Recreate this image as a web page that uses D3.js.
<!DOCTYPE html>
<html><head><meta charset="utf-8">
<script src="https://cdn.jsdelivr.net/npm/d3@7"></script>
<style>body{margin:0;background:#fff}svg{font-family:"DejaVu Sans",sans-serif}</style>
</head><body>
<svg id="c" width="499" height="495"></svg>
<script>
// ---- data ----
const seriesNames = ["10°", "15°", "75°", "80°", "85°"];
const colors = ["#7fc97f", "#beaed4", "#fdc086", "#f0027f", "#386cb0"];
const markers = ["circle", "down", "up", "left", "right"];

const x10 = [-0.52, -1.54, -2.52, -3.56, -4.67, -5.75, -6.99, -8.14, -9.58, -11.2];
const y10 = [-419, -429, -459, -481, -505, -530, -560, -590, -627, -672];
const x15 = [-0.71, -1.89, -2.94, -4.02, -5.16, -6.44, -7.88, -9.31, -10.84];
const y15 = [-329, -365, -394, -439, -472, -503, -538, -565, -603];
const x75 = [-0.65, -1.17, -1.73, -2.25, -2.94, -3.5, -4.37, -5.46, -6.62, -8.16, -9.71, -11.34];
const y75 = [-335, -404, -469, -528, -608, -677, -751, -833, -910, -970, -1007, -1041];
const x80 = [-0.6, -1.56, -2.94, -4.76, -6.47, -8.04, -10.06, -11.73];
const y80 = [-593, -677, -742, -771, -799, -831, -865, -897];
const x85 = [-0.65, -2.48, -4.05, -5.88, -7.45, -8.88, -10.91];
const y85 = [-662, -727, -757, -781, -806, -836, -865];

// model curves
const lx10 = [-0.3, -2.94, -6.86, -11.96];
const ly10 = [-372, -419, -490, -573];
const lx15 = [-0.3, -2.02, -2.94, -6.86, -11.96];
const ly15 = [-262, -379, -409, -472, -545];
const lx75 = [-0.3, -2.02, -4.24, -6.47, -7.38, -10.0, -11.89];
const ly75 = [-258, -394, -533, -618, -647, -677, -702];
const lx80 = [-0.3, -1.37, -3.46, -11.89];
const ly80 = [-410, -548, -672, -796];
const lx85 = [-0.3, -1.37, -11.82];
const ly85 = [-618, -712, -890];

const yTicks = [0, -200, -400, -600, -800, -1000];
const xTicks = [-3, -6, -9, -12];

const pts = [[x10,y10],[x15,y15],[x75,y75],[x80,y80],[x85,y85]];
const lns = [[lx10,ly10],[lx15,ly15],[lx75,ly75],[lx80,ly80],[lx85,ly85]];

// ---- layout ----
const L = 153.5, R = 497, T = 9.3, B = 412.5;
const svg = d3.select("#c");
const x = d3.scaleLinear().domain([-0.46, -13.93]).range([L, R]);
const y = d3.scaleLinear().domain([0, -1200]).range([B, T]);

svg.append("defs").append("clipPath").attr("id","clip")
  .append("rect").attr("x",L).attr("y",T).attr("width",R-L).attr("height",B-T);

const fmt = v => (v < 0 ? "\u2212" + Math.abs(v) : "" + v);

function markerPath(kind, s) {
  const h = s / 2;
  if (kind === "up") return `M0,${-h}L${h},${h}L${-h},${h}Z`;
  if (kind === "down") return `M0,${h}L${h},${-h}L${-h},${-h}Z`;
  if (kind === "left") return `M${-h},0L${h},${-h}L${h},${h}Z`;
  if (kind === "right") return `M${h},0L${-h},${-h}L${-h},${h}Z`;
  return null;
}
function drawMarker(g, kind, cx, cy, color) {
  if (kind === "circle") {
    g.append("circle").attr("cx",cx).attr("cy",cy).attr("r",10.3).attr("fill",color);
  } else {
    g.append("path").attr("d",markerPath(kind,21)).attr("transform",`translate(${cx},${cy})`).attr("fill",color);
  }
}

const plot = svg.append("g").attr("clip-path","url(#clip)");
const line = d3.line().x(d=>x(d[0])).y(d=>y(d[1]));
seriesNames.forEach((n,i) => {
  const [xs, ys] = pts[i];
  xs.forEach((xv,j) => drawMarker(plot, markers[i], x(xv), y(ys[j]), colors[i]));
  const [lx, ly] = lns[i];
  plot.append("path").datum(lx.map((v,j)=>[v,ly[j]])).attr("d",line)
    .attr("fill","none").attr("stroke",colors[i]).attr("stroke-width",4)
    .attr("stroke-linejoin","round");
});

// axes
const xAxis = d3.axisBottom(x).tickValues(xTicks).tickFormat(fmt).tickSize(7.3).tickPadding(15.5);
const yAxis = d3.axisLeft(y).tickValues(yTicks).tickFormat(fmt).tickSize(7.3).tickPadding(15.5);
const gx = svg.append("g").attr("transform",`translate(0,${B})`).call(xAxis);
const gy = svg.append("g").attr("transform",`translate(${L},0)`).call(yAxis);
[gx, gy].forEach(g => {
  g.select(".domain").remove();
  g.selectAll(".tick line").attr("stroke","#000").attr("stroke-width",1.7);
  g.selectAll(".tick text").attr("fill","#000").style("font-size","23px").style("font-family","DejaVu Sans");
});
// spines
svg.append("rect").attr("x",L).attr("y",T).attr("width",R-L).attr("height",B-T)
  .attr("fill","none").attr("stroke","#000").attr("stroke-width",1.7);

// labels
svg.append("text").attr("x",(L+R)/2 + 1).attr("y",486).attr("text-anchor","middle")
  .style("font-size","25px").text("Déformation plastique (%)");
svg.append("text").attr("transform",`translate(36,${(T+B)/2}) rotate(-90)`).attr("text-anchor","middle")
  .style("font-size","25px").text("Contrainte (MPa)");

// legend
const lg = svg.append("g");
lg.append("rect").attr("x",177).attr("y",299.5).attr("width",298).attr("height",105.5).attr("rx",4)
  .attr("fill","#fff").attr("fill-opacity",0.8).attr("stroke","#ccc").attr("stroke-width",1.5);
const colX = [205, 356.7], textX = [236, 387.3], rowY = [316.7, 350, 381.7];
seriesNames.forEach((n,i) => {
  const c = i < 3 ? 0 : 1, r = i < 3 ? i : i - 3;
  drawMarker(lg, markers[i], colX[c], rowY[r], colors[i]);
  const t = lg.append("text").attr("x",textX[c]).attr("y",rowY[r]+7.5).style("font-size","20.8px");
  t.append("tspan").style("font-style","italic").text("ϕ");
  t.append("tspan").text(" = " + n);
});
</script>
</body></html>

++++++++

Transcribe the material exactly as it reads.

Recreate this image as a web page that uses D3.js.
<!DOCTYPE html>
<html><head><meta charset="utf-8">
<script src="https://cdn.jsdelivr.net/npm/d3@7"></script>
<style>body{margin:0;background:#fff}svg{font-family:"DejaVu Sans",sans-serif}</style>
</head><body>
<svg id="c" width="499" height="495"></svg>
<script>
// ---- data ----
const seriesNames = ["10°", "15°", "75°", "80°", "85°"];
const colors = ["#7fc97f", "#beaed4", "#fdc086", "#f0027f", "#386cb0"];
const markers = ["circle", "down", "up", "left", "right"];

const x10 = [-0.52, -1.54, -2.52, -3.56, -4.67, -5.75, -6.99, -8.14, -9.58, -11.2];
const y10 = [-419, -429, -459, -481, -505, -530, -560, -590, -627, -672];
const x15 = [-0.71, -1.89, -2.94, -4.02, -5.16, -6.44, -7.88, -9.31, -10.84];
const y15 = [-329, -365, -394, -439, -472, -503, -538, -565, -603];
const x75 = [-0.65, -1.17, -1.73, -2.25, -2.94, -3.5, -4.37, -5.46, -6.62, -8.16, -9.71, -11.34];
const y75 = [-335, -404, -469, -528, -608, -677, -751, -833, -910, -970, -1007, -1041];
const x80 = [-0.6, -1.56, -2.94, -4.76, -6.47, -8.04, -10.06, -11.73];
const y80 = [-593, -677, -742, -771, -799, -831, -865, -897];
const x85 = [-0.65, -2.48, -4.05, -5.88, -7.45, -8.88, -10.91];
const y85 = [-662, -727, -757, -781, -806, -836, -865];

// model curves
const lx10 = [-0.3, -2.94, -6.86, -11.96];
const ly10 = [-372, -419, -490, -573];
const lx15 = [-0.3, -2.02, -2.94, -6.86, -11.96];
const ly15 = [-262, -379, -409, -472, -545];
const lx75 = [-0.3, -2.02, -4.24, -6.47, -7.38, -10.0, -11.89];
const ly75 = [-258, -394, -533, -618, -647, -677, -702];
const lx80 = [-0.3, -1.37, -3.46, -11.89];
const ly80 = [-410, -548, -672, -796];
const lx85 = [-0.3, -1.37, -11.82];
const ly85 = [-618, -712, -890];

const yTicks = [0, -200, -400, -600, -800, -1000];
const xTicks = [-3, -6, -9, -12];

const pts = [[x10,y10],[x15,y15],[x75,y75],[x80,y80],[x85,y85]];
const lns = [[lx10,ly10],[lx15,ly15],[lx75,ly75],[lx80,ly80],[lx85,ly85]];

// ---- layout ----
const L = 153.5, R = 497, T = 9.3, B = 412.5;
const svg = d3.select("#c");
const x = d3.scaleLinear().domain([-0.46, -13.93]).range([L, R]);
const y = d3.scaleLinear().domain([0, -1200]).range([B, T]);

svg.append("defs").append("clipPath").attr("id","clip")
  .append("rect").attr("x",L).attr("y",T).attr("width",R-L).attr("height",B-T);

const fmt = v => (v < 0 ? "\u2212" + Math.abs(v) : "" + v);

function markerPath(kind, s) {
  const h = s / 2;
  if (kind === "up") return `M0,${-h}L${h},${h}L${-h},${h}Z`;
  if (kind === "down") return `M0,${h}L${h},${-h}L${-h},${-h}Z`;
  if (kind === "left") return `M${-h},0L${h},${-h}L${h},${h}Z`;
  if (kind === "right") return `M${h},0L${-h},${-h}L${-h},${h}Z`;
  return null;
}
function drawMarker(g, kind, cx, cy, color) {
  if (kind === "circle") {
    g.append("circle").attr("cx",cx).attr("cy",cy).attr("r",10.3).attr("fill",color);
  } else {
    g.append("path").attr("d",markerPath(kind,21)).attr("transform",`translate(${cx},${cy})`).attr("fill",color);
  }
}

const plot = svg.append("g").attr("clip-path","url(#clip)");
const line = d3.line().x(d=>x(d[0])).y(d=>y(d[1]));
seriesNames.forEach((n,i) => {
  const [xs, ys] = pts[i];
  xs.forEach((xv,j) => drawMarker(plot, markers[i], x(xv), y(ys[j]), colors[i]));
  const [lx, ly] = lns[i];
  plot.append("path").datum(lx.map((v,j)=>[v,ly[j]])).attr("d",line)
    .attr("fill","none").attr("stroke",colors[i]).attr("stroke-width",4)
    .attr("stroke-linejoin","round");
});

// axes
const xAxis = d3.axisBottom(x).tickValues(xTicks).tickFormat(fmt).tickSize(7.3).tickPadding(15.5);
const yAxis = d3.axisLeft(y).tickValues(yTicks).tickFormat(fmt).tickSize(7.3).tickPadding(15.5);
const gx = svg.append("g").attr("transform",`translate(0,${B})`).call(xAxis);
const gy = svg.append("g").attr("transform",`translate(${L},0)`).call(yAxis);
[gx, gy].forEach(g => {
  g.select(".domain").remove();
  g.selectAll(".tick line").attr("stroke","#000").attr("stroke-width",1.7);
  g.selectAll(".tick text").attr("fill","#000").style("font-size","23px").style("font-family","DejaVu Sans");
});
// spines
svg.append("rect").attr("x",L).attr("y",T).attr("width",R-L).attr("height",B-T)
  .attr("fill","none").attr("stroke","#000").attr("stroke-width",1.7);

// labels
svg.append("text").attr("x",(L+R)/2 + 1).attr("y",486).attr("text-anchor","middle")
  .style("font-size","25px").text("Déformation plastique (%)");
svg.append("text").attr("transform",`translate(36,${(T+B)/2}) rotate(-90)`).attr("text-anchor","middle")
  .style("font-size","25px").text("Contrainte (MPa)");

// legend
const lg = svg.append("g");
lg.append("rect").attr("x",177).attr("y",299.5).attr("width",298).attr("height",105.5).attr("rx",4)
  .attr("fill","#fff").attr("fill-opacity",0.8).attr("stroke","#ccc").attr("stroke-width",1.5);
const colX = [205, 356.7], textX = [236, 387.3], rowY = [316.7, 350, 381.7];
seriesNames.forEach((n,i) => {
  const c = i < 3 ? 0 : 1, r = i < 3 ? i : i - 3;
  drawMarker(lg, markers[i], colX[c], rowY[r], colors[i]);
  const t = lg.append("text").attr("x",textX[c]).attr("y",rowY[r]+7.5).style("font-size","20.8px");
  t.append("tspan").style("font-style","italic").text("ϕ");
  t.append("tspan").text(" = " + n);
});
</script>
</body></html>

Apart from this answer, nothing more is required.